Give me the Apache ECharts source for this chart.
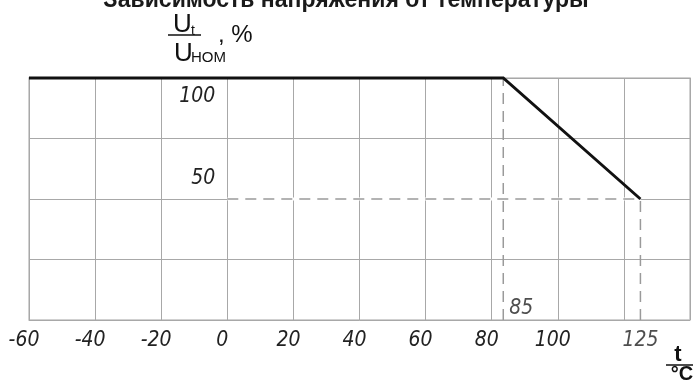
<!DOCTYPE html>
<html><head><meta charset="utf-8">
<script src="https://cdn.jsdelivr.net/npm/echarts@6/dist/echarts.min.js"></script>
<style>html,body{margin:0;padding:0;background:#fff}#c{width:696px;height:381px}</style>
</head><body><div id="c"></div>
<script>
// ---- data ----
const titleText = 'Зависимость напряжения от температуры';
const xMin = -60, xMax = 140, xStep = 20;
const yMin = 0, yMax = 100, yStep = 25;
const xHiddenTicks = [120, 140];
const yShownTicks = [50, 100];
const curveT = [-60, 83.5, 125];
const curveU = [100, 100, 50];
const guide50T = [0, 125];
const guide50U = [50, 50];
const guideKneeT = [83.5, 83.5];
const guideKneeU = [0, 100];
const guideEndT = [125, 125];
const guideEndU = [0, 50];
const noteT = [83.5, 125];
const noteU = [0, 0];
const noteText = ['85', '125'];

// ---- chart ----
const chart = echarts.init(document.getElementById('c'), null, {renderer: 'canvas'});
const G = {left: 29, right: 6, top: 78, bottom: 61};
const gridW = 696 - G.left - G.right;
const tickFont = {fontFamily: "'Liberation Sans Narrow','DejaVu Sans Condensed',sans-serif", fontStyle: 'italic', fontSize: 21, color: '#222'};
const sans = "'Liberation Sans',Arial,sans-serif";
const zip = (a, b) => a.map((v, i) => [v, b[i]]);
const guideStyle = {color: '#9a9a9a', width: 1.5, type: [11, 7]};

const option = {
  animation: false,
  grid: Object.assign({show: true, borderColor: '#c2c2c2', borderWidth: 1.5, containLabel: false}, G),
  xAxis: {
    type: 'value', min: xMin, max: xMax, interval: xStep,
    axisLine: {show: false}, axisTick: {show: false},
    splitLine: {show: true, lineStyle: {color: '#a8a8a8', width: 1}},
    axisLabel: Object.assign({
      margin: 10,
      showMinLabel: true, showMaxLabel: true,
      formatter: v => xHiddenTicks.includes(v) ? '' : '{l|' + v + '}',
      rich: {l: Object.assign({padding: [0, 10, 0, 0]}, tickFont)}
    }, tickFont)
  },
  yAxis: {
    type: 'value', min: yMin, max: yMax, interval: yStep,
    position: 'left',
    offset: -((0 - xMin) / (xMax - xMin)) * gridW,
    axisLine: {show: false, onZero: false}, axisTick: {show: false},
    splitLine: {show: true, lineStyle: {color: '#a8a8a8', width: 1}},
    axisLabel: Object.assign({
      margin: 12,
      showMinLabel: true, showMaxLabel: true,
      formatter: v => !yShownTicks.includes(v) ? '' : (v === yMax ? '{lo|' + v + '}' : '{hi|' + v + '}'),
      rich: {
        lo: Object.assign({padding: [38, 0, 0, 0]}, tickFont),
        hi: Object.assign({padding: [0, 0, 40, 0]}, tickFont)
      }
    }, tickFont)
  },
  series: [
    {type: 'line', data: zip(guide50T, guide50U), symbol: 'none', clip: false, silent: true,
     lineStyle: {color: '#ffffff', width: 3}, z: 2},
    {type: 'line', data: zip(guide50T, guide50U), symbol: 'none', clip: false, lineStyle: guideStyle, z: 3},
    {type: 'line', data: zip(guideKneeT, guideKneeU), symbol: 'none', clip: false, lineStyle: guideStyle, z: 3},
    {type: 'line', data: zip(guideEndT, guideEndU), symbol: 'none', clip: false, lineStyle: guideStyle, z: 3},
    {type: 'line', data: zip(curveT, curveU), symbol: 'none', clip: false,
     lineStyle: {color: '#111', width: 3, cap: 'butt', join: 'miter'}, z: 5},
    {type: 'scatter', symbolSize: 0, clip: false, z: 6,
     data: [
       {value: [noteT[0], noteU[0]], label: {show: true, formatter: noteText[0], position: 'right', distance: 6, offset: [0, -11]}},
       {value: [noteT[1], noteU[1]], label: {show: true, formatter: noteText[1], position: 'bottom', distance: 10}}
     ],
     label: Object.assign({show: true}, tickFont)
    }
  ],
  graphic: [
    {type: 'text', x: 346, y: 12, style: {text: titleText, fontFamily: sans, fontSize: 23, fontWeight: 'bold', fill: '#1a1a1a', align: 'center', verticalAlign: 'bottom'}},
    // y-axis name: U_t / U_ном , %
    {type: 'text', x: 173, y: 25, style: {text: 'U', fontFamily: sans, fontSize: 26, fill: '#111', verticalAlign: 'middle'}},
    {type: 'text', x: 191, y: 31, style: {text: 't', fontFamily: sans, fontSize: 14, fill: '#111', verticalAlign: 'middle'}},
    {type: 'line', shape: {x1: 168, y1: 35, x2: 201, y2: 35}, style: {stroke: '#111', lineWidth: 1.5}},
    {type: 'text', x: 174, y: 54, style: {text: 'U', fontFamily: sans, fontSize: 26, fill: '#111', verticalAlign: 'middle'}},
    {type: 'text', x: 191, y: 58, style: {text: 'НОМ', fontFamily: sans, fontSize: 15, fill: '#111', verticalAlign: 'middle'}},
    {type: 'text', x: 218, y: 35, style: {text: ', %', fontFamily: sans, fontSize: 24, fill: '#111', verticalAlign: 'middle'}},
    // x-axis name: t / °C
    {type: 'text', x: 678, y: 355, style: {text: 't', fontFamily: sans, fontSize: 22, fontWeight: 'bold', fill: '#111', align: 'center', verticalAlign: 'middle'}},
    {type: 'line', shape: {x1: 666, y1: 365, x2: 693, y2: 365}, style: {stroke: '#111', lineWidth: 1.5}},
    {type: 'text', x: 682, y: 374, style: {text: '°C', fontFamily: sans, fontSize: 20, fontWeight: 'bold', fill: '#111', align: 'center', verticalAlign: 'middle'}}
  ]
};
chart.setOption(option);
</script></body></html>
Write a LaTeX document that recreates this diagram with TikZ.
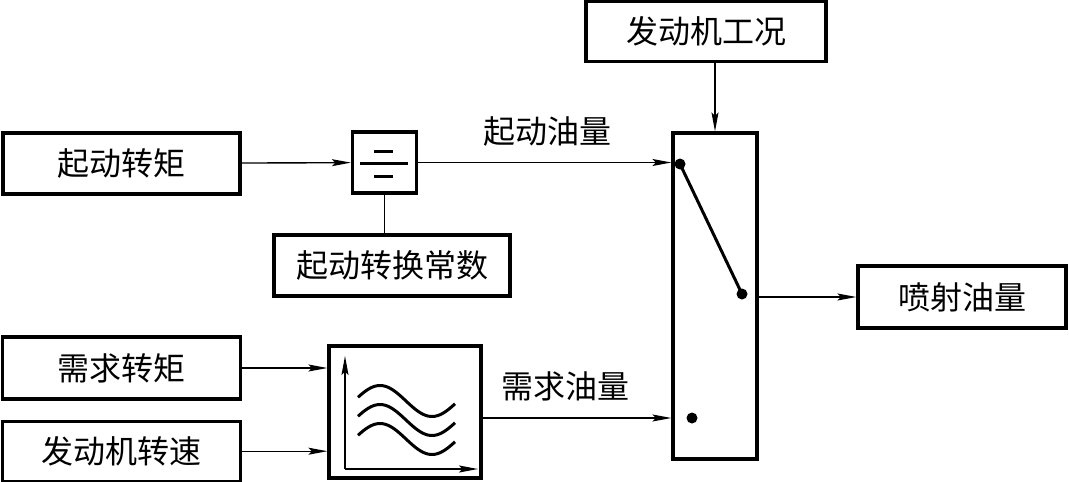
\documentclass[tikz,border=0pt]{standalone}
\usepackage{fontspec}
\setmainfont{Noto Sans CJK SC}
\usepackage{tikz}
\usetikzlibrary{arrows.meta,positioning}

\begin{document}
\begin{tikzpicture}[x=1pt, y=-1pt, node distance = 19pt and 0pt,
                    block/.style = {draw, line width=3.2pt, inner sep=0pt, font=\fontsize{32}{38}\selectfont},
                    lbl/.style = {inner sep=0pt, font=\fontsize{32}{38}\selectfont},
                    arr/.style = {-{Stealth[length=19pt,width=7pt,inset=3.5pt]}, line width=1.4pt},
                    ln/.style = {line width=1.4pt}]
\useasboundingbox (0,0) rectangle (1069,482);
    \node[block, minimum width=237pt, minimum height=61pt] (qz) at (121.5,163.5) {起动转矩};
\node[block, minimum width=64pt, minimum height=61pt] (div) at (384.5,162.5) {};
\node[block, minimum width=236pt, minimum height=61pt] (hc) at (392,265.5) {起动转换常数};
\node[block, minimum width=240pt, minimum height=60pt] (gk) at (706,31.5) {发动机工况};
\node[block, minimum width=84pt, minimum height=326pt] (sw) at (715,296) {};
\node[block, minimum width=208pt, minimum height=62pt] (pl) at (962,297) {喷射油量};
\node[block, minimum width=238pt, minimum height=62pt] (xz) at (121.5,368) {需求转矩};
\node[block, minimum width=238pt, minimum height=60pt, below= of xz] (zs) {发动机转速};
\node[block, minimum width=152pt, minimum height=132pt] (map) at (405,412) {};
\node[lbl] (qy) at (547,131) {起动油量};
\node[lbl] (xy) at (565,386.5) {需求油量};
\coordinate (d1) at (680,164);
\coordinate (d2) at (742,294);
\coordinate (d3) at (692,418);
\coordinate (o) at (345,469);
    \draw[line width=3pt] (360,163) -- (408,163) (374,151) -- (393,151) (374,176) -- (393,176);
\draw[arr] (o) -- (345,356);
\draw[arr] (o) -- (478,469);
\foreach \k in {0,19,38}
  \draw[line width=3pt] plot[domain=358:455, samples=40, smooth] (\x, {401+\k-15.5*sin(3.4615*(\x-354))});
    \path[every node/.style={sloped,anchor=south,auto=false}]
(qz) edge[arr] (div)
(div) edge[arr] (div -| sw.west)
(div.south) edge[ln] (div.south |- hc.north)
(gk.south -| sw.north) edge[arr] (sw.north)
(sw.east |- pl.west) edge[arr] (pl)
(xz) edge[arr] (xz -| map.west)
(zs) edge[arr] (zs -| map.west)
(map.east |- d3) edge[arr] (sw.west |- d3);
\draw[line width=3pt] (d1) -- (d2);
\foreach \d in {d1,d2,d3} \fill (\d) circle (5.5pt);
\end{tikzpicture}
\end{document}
********************
> _INSTRUCTION_:
Return each line in the records that holds the string "this".

> _EXERCISE SOLUTION_:
Give me the Apache ECharts source for this chart.
Write a LaTeX document that recreates this diagram with TikZ.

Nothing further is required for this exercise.